Отсрочка оказалась недолгой. Диагноз подтвердил внематочную беременность, которую необходимо было срочно прервать. На Мэрилин не было лица, когда она, беспомощная, лежала после операции на койке. Я не мог вынести этих страданий, ощущая ее рану как свою. Вернувшись вечером из больницы, я понял, у меня есть уникальная возможность сказать ей, что она значит для меня, такая уязвимая и беззащитная. Однако ничего не приходило на ум, а слов утешения было явно недостаточно.
Днем в больницу заехал фотограф Сэм Шоу. Мы пошли побродить вдоль Ист-Ривер и, присев на скамейку, заговорили о ней. Я мало знал Сэма. Этот сдержанный человек не искал в дружбе с Мэрилин выгод и восхищался тем, как она самоотверженно, без союзников и тылов, прокладывает себе дорогу в жизни. Я что-то сказал о ее необыкновенной силе духа и сумасшедшем благородстве, которого она сама в себе не осознает. И сможет понять, только если сыграет самое себя и увидит со стороны. Психоанализ со всей его описательностью не мог заменить дела — единственного, во что она верила, когда вся ее жизнь состояла из одних взлетов и падений.
Сэм вспомнил мой рассказ «Неприкаянные», недавно прочитанный им в «Эсквайре». «Вот был бы фильм! — сказал он. — Там такая женская роль, она бы сразу всем нос утерла».

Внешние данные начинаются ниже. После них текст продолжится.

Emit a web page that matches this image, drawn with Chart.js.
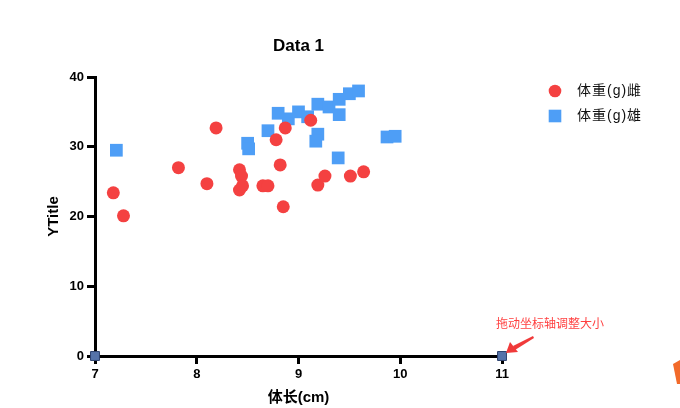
<!DOCTYPE html>
<html>
<head>
<meta charset="utf-8">
<script src="https://cdn.jsdelivr.net/npm/chart.js@4.4.1/dist/chart.umd.min.js"></script>
<style>
  html, body { margin: 0; padding: 0; background: #fff; }
  #wrap { width: 680px; height: 408px; }
</style>
</head>
<body>
<div id="wrap"><canvas id="scatterChart" width="680" height="408"></canvas></div>
<script>
// data
const femaleLength = [7.18, 7.28, 7.82, 8.10, 8.19, 8.42, 8.44, 8.42, 8.45, 8.65, 8.70, 8.78, 8.82, 8.85, 8.87, 9.12, 9.19, 9.26, 9.51, 9.64];
const femaleWeight = [23.4, 20.1, 27.0, 24.7, 32.7, 26.7, 25.8, 23.8, 24.4, 24.4, 24.4, 31.0, 27.4, 21.4, 32.7, 33.8, 24.5, 25.8, 25.8, 26.4];
const maleLength = [7.21, 8.50, 8.51, 8.70, 8.80, 8.90, 9.00, 9.09, 9.19, 9.30, 9.40, 9.50, 9.59, 9.40, 9.19, 9.17, 9.39, 9.87, 9.95];
const maleWeight = [29.5, 30.5, 29.7, 32.3, 34.8, 34.0, 35.0, 34.3, 36.1, 35.7, 36.8, 37.6, 38.0, 34.6, 31.8, 30.8, 28.4, 31.4, 31.5];
const handleLength = [7, 11];
const handleWeight = [0, 0];
const seriesNames = ["体重(g)雌", "体重(g)雄"];
const xTicks = [7, 8, 9, 10, 11];
const yTicks = [0, 10, 20, 30, 40];

const FONT = "'Liberation Sans', 'Noto Sans CJK SC', sans-serif";
const RED = "#F44141";
const BLUE = "#4E9EF6";

function toPoints(xs, ys) {
    return xs.map((x, i) => ({ x: x, y: ys[i] }));
}

// === legend drawn at the right side ===
const sideLegend = {
    id: "sideLegend",
    afterDraw(chart) {
        const ctx = chart.ctx;
        const x0 = 555, y0 = 91, gap = 25;
        ctx.save();
        chart.data.datasets.slice(0, 2).forEach((ds, i) => {
            const y = y0 + i * gap;
            ctx.fillStyle = ds.backgroundColor;
            if (ds.pointStyle === "circle") {
                ctx.beginPath();
                ctx.arc(x0, y, 6.3, 0, Math.PI * 2);
                ctx.fill();
            } else {
                ctx.fillRect(x0 - 6.3, y - 6.3, 12.6, 12.6);
            }
            ctx.fillStyle = "#111";
            ctx.font = "14px " + FONT;
            ctx.letterSpacing = "1px";
            ctx.textBaseline = "middle";
            ctx.textAlign = "left";
            ctx.fillText(ds.label, 577, y);
        });
        ctx.restore();
    },
};

// === hint label and arrow near the x axis end ===
const axisHint = {
    id: "axisHint",
    afterDraw(chart) {
        const ctx = chart.ctx;
        const tipX = chart.scales.x.getPixelForValue(handleLength[1]) + 4;
        const tipY = chart.scales.y.getPixelForValue(handleWeight[1]) - 3;
        ctx.save();
        ctx.fillStyle = "#FF3F3F";
        ctx.font = "12px 'Noto Sans CJK SC', sans-serif";
        ctx.textBaseline = "middle";
        ctx.textAlign = "left";
        ctx.fillText("拖动坐标轴调整大小", 496, 323);

        // tapered shaft + head
        ctx.fillStyle = "#F03A3A";
        ctx.beginPath();
        ctx.moveTo(533, 336);
        ctx.lineTo(534, 338);
        ctx.lineTo(tipX + 9, tipY - 3);
        ctx.lineTo(tipX + 7, tipY - 7);
        ctx.closePath();
        ctx.fill();
        ctx.beginPath();
        ctx.moveTo(tipX, tipY);
        ctx.lineTo(tipX + 4, tipY - 11);
        ctx.lineTo(tipX + 12, tipY - 1);
        ctx.closePath();
        ctx.fill();

        // partial orange icon at the right edge
        ctx.fillStyle = "#F26A2A";
        ctx.beginPath();
        ctx.moveTo(673, 364);
        ctx.lineTo(680, 360);
        ctx.lineTo(680, 384);
        ctx.lineTo(677, 384);
        ctx.closePath();
        ctx.fill();
        ctx.restore();
    },
};

const ctx = document.getElementById("scatterChart").getContext("2d");
const axisStyle = {
    grid: {
        display: true,
        drawOnChartArea: false,
        drawTicks: true,
        tickLength: 8,
        tickWidth: 3,
        lineWidth: 3,
        color: "#000",
    },
    border: { display: true, color: "#000", width: 3 },
};

window.scatterChart = new Chart(ctx, {
    type: "scatter",
    data: {
        datasets: [
            {
                label: seriesNames[0],
                data: toPoints(femaleLength, femaleWeight),
                pointStyle: "circle",
                backgroundColor: RED,
                borderWidth: 0,
                pointRadius: 6.5,
                pointHoverRadius: 6.5,
            },
            {
                label: seriesNames[1],
                data: toPoints(maleLength, maleWeight),
                pointStyle: "rect",
                backgroundColor: BLUE,
                borderWidth: 0,
                pointRadius: 9,
                pointHoverRadius: 9,
            },
            {
                label: "handles",
                data: toPoints(handleLength, handleWeight),
                pointStyle: "rect",
                backgroundColor: "#5573AA",
                borderColor: "#2D426E",
                borderWidth: 1,
                pointRadius: 6.3,
                clip: false,
            },
        ],
    },
    options: {
        responsive: false,
        animation: false,
        layout: { padding: { left: 0, right: 178, top: 0, bottom: 0 } },
        plugins: {
            legend: { display: false },
            tooltip: { enabled: false },
            title: {
                display: true,
                text: "Data 1",
                fullSize: false,
                color: "#000",
                font: { family: FONT, size: 17, weight: "bold" },
                padding: { top: 36, bottom: 20.6 },
            },
        },
        scales: {
            x: {
                type: "linear",
                position: "bottom",
                min: xTicks[0],
                max: xTicks[xTicks.length - 1],
                afterBuildTicks: (s) => { s.ticks = xTicks.map((v) => ({ value: v })); },
                afterFit: (s) => { s.height = 52; },
                ticks: {
                    color: "#000",
                    padding: 3,
                    font: { family: FONT, size: 13, weight: "bold" },
                },
                title: {
                    display: true,
                    text: "体长(cm)",
                    color: "#000",
                    font: { family: FONT, size: 15, weight: "bold" },
                    padding: { top: 0, bottom: 1 },
                },
                ...axisStyle,
            },
            y: {
                type: "linear",
                position: "left",
                min: yTicks[0],
                max: yTicks[yTicks.length - 1],
                afterBuildTicks: (s) => { s.ticks = yTicks.map((v) => ({ value: v })); },
                afterFit: (s) => { s.width = 95; },
                ticks: {
                    color: "#000",
                    padding: 3,
                    font: { family: FONT, size: 13, weight: "bold" },
                },
                title: {
                    display: true,
                    text: "YTitle",
                    color: "#000",
                    font: { family: FONT, size: 15, weight: "bold" },
                    padding: { top: 45, bottom: 0 },
                },
                ...axisStyle,
            },
        },
    },
    plugins: [sideLegend, axisHint],
});
</script>
</body>
</html>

Из Амагансетта мы добирались на «скорой помощи» более трех часов — казалось, конца дороге не будет. Ехали молча. Не было никаких надежд, что со следующей беременностью это не повторится. Как будто прошлое решило погубить ее, вновь протянув костлявую руку. Слова не помогали. Она лежала такая грустная, не передать, и наблюдала, как осторожно ползущую «скорую» обгоняли машины. Я почувствовал необходимость что-то сделать для нее.